The following is the introduction provided by Tankograd Publishing
In 1954 West Germany began to implement its plans to raise new German armed forces. After technical trials and extensive troop trials, the decision to procure the light all-terrain vehicle offered by Auto Union/DKW was made in the spring of 1956. Series production of this LKW 0,25 t gl (4x4) Auto Union/DKW F 91/4-900 Munga began in October 1956. From 1958 onwards the more powerful F 91/4-1000 Munga and the longer F 91/8-1000 Munga were introduced.
This publication shows the development, technology, variants and active service use of the Munga in great detail.
Additional chapters cover the early Bundeswehr's rare Goliath Jagdwagen, Porsche Jagdwagen and VW 181 Kurierwagen.
This book covering the Munga is in the typical dual language format often offered by Tankograd Publishing
. The text is supplied in German on the left side of the page and in English on the right. The book consists of 64 pages with 97 black and white photographs, 30 colour photographs and 5 graphics.
The book begins by setting out the needs of the newly formed German Army and the development of the Munga as it was improved prior to and after going into service with the German Army. The Munga also sold well in America under the title of Bronco and in Brazil as the Candango, although both of these vehicles were for civilian use as opposed to military. This section comes to a close with several photographs of the vehicles under trials.
This then looks at the competitors of the Munga, the Goliath and the Porsche 597. The Porsche 597 was the better vehicle, but at twice the price of the Munga it was not selected and did not do very well when offered as a civilian vehicle. The Goliath had some promising attributes, but due to being under powered and having an unreliable gearbox it was also not selected. The Goliath did manage to get some vehicles into the German Army after they later upgraded the engine, but this was a small number of only 50 vehicles. This section also then finishes with a series of photographs of the contenders.

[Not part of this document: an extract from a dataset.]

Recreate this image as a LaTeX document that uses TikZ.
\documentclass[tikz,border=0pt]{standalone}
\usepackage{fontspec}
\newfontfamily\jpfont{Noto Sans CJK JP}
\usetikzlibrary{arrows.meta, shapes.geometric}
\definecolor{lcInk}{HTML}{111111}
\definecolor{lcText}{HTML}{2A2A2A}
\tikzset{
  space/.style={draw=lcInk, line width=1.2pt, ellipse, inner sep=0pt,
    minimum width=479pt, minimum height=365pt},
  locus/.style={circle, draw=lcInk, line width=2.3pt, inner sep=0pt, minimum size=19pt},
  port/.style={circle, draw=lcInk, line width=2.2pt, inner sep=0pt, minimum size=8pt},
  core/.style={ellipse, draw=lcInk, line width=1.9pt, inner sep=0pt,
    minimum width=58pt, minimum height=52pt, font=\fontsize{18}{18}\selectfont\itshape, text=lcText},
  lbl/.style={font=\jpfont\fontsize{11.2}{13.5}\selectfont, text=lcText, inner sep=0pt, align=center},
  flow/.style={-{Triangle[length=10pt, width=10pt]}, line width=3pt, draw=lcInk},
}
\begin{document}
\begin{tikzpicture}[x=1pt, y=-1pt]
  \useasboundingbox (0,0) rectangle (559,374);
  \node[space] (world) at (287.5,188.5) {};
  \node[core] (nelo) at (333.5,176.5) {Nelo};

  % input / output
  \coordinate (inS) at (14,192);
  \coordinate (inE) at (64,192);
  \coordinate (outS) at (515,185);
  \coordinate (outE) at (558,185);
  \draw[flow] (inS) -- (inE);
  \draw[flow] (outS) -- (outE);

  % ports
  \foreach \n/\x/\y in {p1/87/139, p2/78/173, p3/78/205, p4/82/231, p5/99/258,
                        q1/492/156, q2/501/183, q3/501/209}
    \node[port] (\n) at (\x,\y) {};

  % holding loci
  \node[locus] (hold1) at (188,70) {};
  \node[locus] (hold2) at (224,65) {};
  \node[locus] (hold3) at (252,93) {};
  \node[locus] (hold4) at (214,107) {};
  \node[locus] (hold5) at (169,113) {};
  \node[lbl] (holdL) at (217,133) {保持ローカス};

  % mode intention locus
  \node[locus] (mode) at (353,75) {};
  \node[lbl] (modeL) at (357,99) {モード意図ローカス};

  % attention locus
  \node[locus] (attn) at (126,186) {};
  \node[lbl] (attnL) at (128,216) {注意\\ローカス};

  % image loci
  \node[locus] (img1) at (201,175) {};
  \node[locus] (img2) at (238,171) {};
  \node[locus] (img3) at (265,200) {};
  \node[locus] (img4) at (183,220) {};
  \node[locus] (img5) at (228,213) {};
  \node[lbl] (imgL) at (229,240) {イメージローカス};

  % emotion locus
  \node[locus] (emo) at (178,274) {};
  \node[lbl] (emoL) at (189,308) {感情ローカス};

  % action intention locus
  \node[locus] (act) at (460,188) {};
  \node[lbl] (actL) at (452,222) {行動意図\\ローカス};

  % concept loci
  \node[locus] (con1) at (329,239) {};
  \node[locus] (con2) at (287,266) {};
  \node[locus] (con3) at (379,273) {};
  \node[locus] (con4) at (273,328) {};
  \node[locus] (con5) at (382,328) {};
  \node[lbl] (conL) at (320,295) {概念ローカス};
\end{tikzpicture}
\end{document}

The next section looks at the various areas of the Munga and covers the following areas:
- Chassis and Body
- Brake System
Those interested in details will I believe find this area of interest. The combination of text, graphics and photographs make this area a great reference as it delves beneath the skin. The photographs are a combination of privately owned, museum and period pictures which provide some interesting views.

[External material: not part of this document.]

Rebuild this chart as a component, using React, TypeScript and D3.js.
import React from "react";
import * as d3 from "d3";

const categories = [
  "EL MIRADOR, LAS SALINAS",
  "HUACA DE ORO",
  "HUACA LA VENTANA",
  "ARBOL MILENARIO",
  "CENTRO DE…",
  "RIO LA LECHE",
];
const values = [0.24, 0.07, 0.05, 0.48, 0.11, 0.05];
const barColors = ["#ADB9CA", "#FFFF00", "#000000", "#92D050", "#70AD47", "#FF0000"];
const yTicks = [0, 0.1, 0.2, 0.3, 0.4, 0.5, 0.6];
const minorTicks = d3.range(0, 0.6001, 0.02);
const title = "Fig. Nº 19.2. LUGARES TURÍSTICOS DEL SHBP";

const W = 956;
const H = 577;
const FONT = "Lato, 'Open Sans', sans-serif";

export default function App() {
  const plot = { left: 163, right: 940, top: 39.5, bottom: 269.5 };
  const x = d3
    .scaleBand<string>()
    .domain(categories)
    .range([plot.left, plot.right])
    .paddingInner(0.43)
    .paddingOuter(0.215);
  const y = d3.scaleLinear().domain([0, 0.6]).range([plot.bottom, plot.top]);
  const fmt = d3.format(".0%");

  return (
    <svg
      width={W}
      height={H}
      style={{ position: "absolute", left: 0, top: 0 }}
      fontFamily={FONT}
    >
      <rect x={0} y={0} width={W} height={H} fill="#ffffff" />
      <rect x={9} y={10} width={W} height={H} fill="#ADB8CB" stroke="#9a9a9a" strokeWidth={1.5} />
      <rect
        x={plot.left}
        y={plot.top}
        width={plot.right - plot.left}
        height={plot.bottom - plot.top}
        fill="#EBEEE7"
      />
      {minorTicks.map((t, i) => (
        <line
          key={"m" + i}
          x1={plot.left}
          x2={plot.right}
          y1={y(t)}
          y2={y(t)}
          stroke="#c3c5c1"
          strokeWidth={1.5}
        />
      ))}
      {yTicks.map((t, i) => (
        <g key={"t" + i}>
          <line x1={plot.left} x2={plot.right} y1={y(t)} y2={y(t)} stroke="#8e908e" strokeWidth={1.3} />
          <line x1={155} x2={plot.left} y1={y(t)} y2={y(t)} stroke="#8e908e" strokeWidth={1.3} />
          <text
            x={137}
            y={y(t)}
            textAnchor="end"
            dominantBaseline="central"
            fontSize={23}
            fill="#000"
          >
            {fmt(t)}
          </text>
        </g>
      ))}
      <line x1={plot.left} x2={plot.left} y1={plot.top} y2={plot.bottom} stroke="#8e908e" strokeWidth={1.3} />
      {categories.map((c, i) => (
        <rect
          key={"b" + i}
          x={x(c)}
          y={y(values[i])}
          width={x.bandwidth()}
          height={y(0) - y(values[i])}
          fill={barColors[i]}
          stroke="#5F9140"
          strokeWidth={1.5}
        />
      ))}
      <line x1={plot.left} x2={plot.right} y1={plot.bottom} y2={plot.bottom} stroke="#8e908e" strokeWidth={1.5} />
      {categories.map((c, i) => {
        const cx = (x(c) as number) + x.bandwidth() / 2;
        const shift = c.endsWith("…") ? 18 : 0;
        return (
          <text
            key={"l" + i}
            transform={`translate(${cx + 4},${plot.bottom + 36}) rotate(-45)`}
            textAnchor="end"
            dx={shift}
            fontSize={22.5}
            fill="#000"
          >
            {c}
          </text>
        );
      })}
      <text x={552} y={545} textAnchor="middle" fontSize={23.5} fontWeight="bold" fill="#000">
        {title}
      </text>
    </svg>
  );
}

The book then looks at the Munga F91/4 in Bundeswehr service via a good number of photographs with no dedicated text section, although that said, the captions provided with each photograph are more than up to the task of providing the needed written information. Of particular interest are photographs of some of the weapons systems mounted to the Munga, some of which would likely scare the operator as much as the enemy, being mounted on such a small and light vehicle. The next section looks at the Munga F91/8 in Bundeswehr service. This has a much smaller selection of photographs in it, but does still have all of the other strengths of the earlier section
The very last section of this title looks at the VW 181; this vehicle was a stand in for rear units that did not require the cross country ability of the Munga and was brought in at a time as the Munga was leaving service. The VW 181 allowed some older Munga’s to be withdrawn until a proper replacement was procured.
When I first opened this book I was unsure of how I would feel about; however the text is in easily digestible chunks and the photographs are of good quality. The Munga itself has the look of a Jeep crashed into a Kubel Wagen and this gives it a certain appeal, an appeal that surprised me. The book itself is of the usual good quality and at an affordable price. I cannot think of any reason to knock this title as I really enjoyed reading it and so look for it hitting the shelves in March.